Now, what is temperature? Inverse temperature, $\beta = 1/T$ , is the slope of the entropy function with respect to energy: $\beta = \partial s / \partial u$ . And what is the slope of a straight line? It's constant! Thus, for any mixture of water and steam, corresponding to any energy density $u$ within the coexistence interval $[u_{liquid}, u_{gas}]$ , the subdifferential $\partial s(u)$ contains only one value: the unique inverse boiling temperature $\beta_c$ .

Now for the final piece of magic. Thermodynamics involves switching between different points of view using the Legendre transform. What happens if we switch from the entropy $s(u)$ , which is a function of the extensive variable energy, to the Massieu potential (related to the Helmholtz free energy) $\psi(\beta)$ , which is a function of the intensive variable temperature? A fundamental theorem of convex analysis tells us that the straight line on the graph of $s(u)$ becomes a sharp corner on the graph of $\psi(\beta)$ . The potential is non-differentiable right at the transition temperature $\beta_c$ .

And what is the subdifferential of $\psi$ at this corner point? The duality of the Legendre transform tells us that it is the set of all coexisting energy densities, the interval $[-u_{gas}, -u_{liquid}]$ . The very structure of the phase transition—a fixed intensive variable (temperature) and a variable extensive variable (energy)—is perfectly encoded in the relationship between a function and its transform, and the subgradient is the key that unlocks this relationship. The same mathematics that helps a computer find the most important features in a dataset also explains why water boils at a constant temperature.
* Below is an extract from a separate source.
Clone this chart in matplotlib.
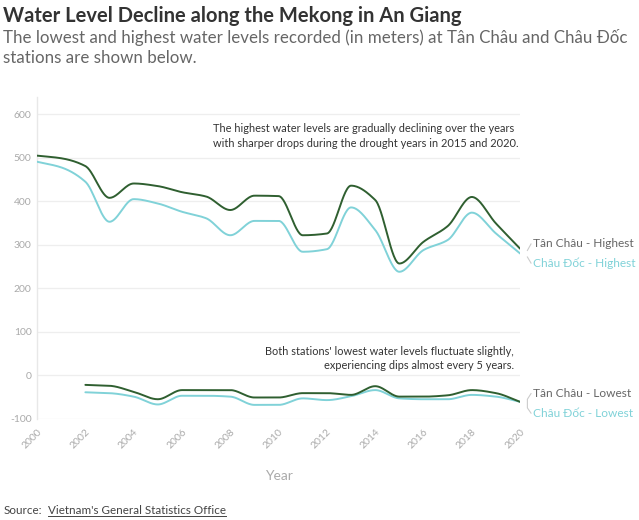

From finding the center of a data cloud to describing the yielding of steel and the boiling of water, the subgradient proves to be more than just a technical tool. It is a deep concept that unifies disparate fields, revealing a shared mathematical structure in optimization, statistics, engineering, and the fundamental laws of physics. It is a testament to the power of abstraction to find simplicity and beauty in a complex world.